Posted on:2007-04-30Degree:Ph.DType:Dissertation
University:The University of TulsaCandidate:Black, Richard Allen, JrFull Text:PDF
GTID:1445390005960355Subject:Literature
Abstract/Summary:
This dissertation addresses the work of John Graves, Stephen Harrigan, Larry McMurtry, and Americo Paredes as twentieth-century Texas authors who engage and reshape the Anglo-Texas mythology. My analysis relies on Richard Slotkin's definition of mythology as "a complex of narratives that dramatizes the world vision and historical sense of a people or culture, reducing centuries of experience into a constellation of compelling metaphors." Each chapter contextualizes historical and cultural representations of three specific myths, or narratives, that metaphorically shape the worldview of the Anglo-Texan people---the Landscape Myth, the Hero Myths, and the Liberty Myth---within the mythological framework constructed by Slotkin and Philip Wheelwright.
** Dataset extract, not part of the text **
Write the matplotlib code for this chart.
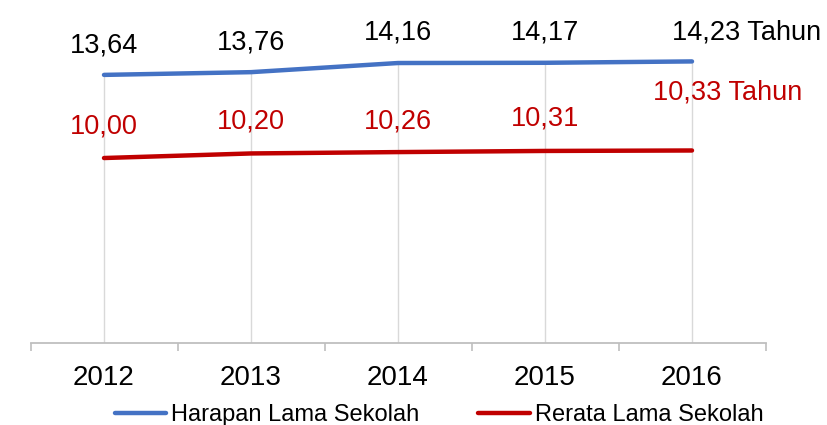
import matplotlib
matplotlib.use("Agg")
import matplotlib.pyplot as plt

plt.rcParams['font.family'] = ['Liberation Sans', 'DejaVu Sans']

years = ["2012", "2013", "2014", "2015", "2016"]
harapan = [13.64, 13.76, 14.16, 14.17, 14.23]
rerata = [10.00, 10.20, 10.26, 10.31, 10.33]
harapan_labels = ["13,64", "13,76", "14,16", "14,17", "14,23 Tahun"]
rerata_labels = ["10,00", "10,20", "10,26", "10,31", "10,33 Tahun"]

blue = "#4472C4"
red = "#C00000"
grid_col = "#D9D9D9"

fig = plt.figure(figsize=(8.27, 4.25), dpi=100)
ax = fig.add_axes([30.5 / 827, 1 - 343 / 425, 735 / 827, 322 / 425])

x = list(range(len(years)))
y_min = 1.9

# drop lines from the top series down to the axis
ax.vlines(x, y_min, harapan, color=grid_col, lw=1.0, zorder=1)

ax.plot(x, harapan, color=blue, lw=3.2, solid_capstyle='round',
        label="Harapan Lama Sekolah", zorder=3)
ax.plot(x, rerata, color=red, lw=3.2, solid_capstyle='round',
        label="Rerata Lama Sekolah", zorder=3)

# data labels (offsets in points)
h_off = [(0, 21), (0, 21), (0, 22), (0, 22), (39, 21)]
r_off = [(0, 23), (0, 23), (0, 22), (0, 23), (26, 42)]
for i in x:
    ax.annotate(harapan_labels[i], (i, harapan[i]), xytext=h_off[i],
                textcoords='offset points', ha='center', va='center',
                fontsize=19.5, color='black')
    ax.annotate(rerata_labels[i], (i, rerata[i]), xytext=r_off[i],
                textcoords='offset points', ha='center', va='center',
                fontsize=19.5, color=red)

ax.set_xlim(-0.5, len(years) - 0.5)
ax.set_ylim(y_min, 16)
ax.set_yticks([])

for s in ['top', 'right', 'left']:
    ax.spines[s].set_visible(False)
ax.spines['bottom'].set_color("#BFBFBF")
ax.spines['bottom'].set_linewidth(1.3)

# tick marks at category boundaries, labels at centres
ax.set_xticks([i - 0.5 for i in range(len(years) + 1)])
ax.set_xticklabels([])
ax.tick_params(axis='x', which='major', length=6, width=1.2, color="#BFBFBF")
ax.set_xticks(x, minor=True)
ax.set_xticklabels(years, minor=True, fontsize=20)
ax.tick_params(axis='x', which='minor', length=0, pad=16)

fig.legend(loc='lower center', bbox_to_anchor=(0.531, -0.052), ncol=2,
           frameon=False, fontsize=17, handlelength=2.2, handletextpad=0.2,
           columnspacing=2.5)

fig.savefig("out.png", dpi=100)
I argue that these three myths that make up the constellation of the Anglo-Texas mythology are employed by generations of Anglo-Texan settlers and Americans to rationalize and justify the imperial projects in Texas and indeed, the larger Southwest, and that the studied contemporary authors advocate a values shift, or a "consummatory myth," that re-signifies the ideological projects of earlier myth artists.